Europe already has a regulatory framework that is more defined than many jurisdictions: MiCA (Markets in Crypto-Assets Regulation) sets rules for stablecoin issuers, reserves, governance, and consumer protections. That makes the eurozone's discussion less about "should we regulate this" and more about "how do we scale it without breaking things we care about," like monetary transmission and financial stability.

A recurring tension sits in the background:

  • Central banks want control, stability, and clean monetary channels.
  • Markets want speed, composability, and liquidity, ideally without ten layers of settlement friction.
  • Banks and fintechs want business models that work under strict reserve and compliance expectations.

The ECB has historically been cautious about stablecoins, often highlighting risks like bank disintermediation and the potential for rapid cross-border flows during stress. Yet the reality is that stablecoins have already found product-market fit globally. Europe can either shape euro stablecoin issuance under its own rules, or watch euro usage remain marginal while dollar tokens become even more embedded. [3]

The crypto tape matters: stablecoins are not just "policy," they are collateral

Today's crypto market context is risk-off: Bitcoin$62,588.20 around $67,045 (down roughly 1.65% in the provided pricing snapshot), Ethereum$1,686.33 near $1,973 (down about 2.36%), and majors like Solana$79.10 and Avalanche$9.279 also softer. When spot sells off, stablecoins become the parking lot, the margin asset, and the escape hatch. That is exactly why governments care.

Stablecoins are not only "payment tokens." They are collateral for leverage. They are the unit of account for trading pairs.

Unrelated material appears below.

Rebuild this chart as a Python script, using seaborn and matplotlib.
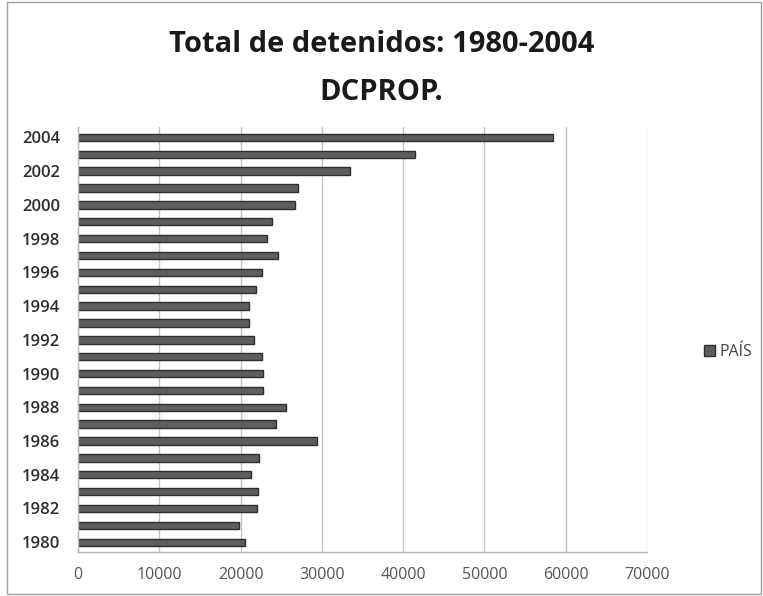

They are the base currency for market-making books.

From an on-chain and microstructure standpoint, euro stablecoins face a practical challenge: liquidity density.

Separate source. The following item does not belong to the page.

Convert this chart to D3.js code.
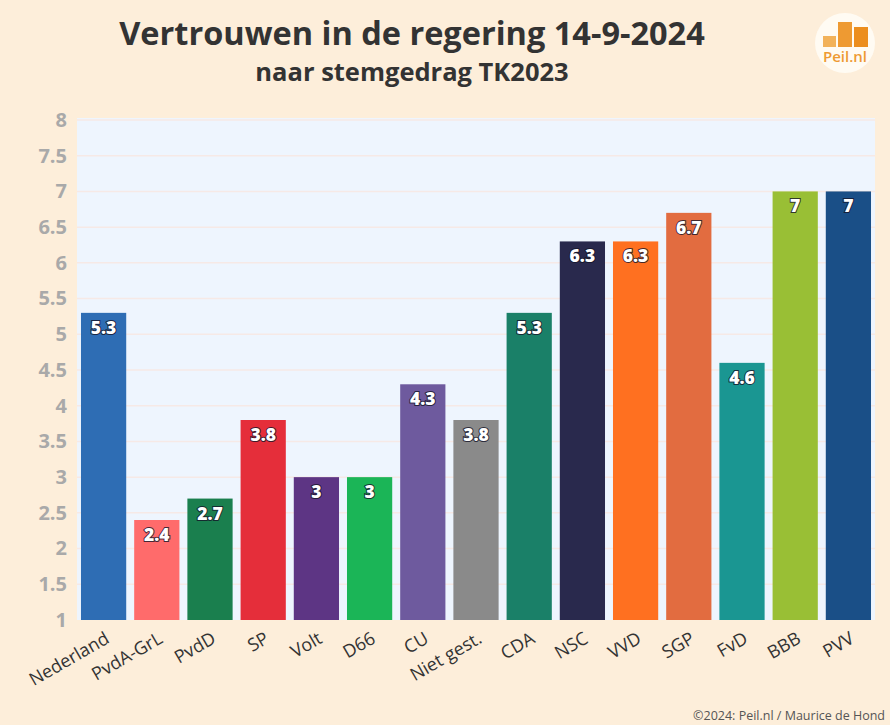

  • Order books for euro stablecoin pairs tend to be thinner than Tether$0.999021 or USDC$1.0005 pairs, which means wider spreads and more slippage for size.
  • Many derivatives venues standardise collateral and margin around USD stablecoins, reinforcing a loop where traders keep USD stablecoins because everyone else does.

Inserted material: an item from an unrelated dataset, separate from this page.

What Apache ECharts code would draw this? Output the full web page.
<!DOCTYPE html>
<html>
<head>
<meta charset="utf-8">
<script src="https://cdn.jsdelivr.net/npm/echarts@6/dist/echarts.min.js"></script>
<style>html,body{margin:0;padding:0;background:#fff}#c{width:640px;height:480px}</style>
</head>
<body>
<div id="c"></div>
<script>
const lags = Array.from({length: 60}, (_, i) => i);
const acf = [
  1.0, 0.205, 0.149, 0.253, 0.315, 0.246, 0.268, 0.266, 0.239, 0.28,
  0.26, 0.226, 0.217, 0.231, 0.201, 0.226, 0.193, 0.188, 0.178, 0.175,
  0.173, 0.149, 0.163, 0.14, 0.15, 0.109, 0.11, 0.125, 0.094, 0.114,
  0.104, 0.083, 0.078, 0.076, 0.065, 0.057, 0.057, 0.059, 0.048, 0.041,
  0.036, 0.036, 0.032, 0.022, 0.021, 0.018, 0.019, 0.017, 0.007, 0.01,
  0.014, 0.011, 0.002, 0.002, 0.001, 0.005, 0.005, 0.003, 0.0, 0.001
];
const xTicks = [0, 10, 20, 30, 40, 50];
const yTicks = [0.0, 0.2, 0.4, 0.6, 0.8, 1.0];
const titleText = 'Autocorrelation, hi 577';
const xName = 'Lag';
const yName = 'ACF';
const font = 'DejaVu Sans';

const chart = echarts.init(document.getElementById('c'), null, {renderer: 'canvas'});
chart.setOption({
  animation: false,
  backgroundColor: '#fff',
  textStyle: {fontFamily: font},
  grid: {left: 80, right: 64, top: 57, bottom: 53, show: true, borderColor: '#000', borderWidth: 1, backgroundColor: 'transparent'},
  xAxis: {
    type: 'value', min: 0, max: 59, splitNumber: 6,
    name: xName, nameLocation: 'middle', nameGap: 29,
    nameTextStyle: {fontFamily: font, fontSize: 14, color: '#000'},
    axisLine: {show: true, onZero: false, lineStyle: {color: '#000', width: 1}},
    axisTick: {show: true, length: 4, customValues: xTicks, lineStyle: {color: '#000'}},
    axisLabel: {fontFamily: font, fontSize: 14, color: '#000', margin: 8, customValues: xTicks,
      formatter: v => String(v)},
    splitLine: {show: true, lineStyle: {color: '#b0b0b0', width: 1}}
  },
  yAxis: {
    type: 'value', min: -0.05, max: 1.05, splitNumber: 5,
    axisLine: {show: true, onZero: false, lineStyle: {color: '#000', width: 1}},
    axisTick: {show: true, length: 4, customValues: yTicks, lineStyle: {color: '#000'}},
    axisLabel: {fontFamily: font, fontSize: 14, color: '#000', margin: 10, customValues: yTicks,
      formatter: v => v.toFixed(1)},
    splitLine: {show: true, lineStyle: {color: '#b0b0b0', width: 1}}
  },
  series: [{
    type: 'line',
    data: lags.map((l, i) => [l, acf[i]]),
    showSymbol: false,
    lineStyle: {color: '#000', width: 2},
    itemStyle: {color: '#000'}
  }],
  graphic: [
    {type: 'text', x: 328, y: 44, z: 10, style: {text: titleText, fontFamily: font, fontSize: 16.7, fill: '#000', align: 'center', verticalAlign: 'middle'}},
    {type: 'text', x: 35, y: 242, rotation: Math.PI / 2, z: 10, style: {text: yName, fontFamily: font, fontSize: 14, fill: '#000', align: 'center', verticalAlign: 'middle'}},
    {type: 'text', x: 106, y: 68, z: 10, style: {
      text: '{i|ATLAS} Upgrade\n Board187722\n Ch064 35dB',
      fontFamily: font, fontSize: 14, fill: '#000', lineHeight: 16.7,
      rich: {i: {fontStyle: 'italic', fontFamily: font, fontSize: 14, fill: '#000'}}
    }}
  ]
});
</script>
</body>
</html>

So even if ministers agree that euro stablecoins are strategically desirable, the market question remains: how does Europe help euro stablecoins become useful at scale, not just compliant?

Who issues the euro stablecoin, and where does it live?

The research prompts referenced alongside the source article point to increased coordination and interest among European institutions, including themes like "European banks unite to issue a euro stablecoin." [4] The likely end-state is not a single monolithic token. It is a mix:

  • Bank-led stablecoins or tokenised deposits, designed to fit inside existing regulated banking models.
  • Licensed e-money stablecoins under MiCA-style frameworks, possibly issued by fintechs or specialist entities.
  • Existing market players offering euro-denominated products (some already do), but needing deeper integration with European payment systems and liquidity venues.

Chain selection will be another quiet battleground. Public blockchains offer distribution and composability, but also bring governance and compliance questions. Permissioned or semi-permissioned rails offer control, but can struggle with network effects. If the goal is a global euro footprint, distribution matters as much as regulatory neatness.

The risks are not hypothetical, they are structural

A euro stablecoin strategy can absolutely backfire if it is treated like a branding exercise. Key risks to keep front of mind:

  • Liquidity risk: A stablecoin that is "safe" but illiquid will not win serious trading or settlement flow. Thin liquidity also increases the odds of dislocations during volatility.
  • Fragmentation: Ten competing euro tokens with siloed liquidity can be worse than one dominant token, because network effects get diluted.
  • Regulatory overhang: If issuance requirements are so restrictive that only a handful of players can participate, growth may stall and offshore alternatives may dominate anyway.
  • Bank funding concerns: Large-scale migration of deposits into stablecoins (even euro-denominated) can stress bank funding models, especially in a crisis.
  • Pure vibes adoption: If uptake is driven by incentives rather than real usage, liquidity can vanish the moment rewards stop. That is how you get a "stablecoin ecosystem" that looks healthy until it doesn't.

None of these are reasons to avoid euro stablecoins. They are reasons to treat them like financial infrastructure, not a tech demo.

What to watch next

  • Feb. 16 readout: Any concrete commitments on promoting euro stablecoin issuance, interoperability, or incentives for liquidity.
  • MiCA enforcement posture: Signals on approvals, reserve requirements, and how strictly rules will be applied in practice.
  • Bank consortium moves: Confirmation of joint issuance plans, governance structure, and whether liquidity will be coordinated.
  • Exchange and venue support: Listings, fee incentives, and especially whether major derivatives platforms broaden non-USD collateral options.
  • On-chain liquidity indicators: Growth in euro stablecoin transfer activity, cross-chain bridging activity, and the depth of euro-denominated pools on major DEX venues.
  • ECB messaging: Any shift in tone that clarifies how euro stablecoins coexist with a potential digital euro, and what is considered acceptable scale.

If policymakers want the euro to travel on the internet's favourite rails, they will need more than a meeting and a memo. They will need liquidity, distribution, and a design that does not trip over Europe's own risk controls. That is the hard part, and also the point.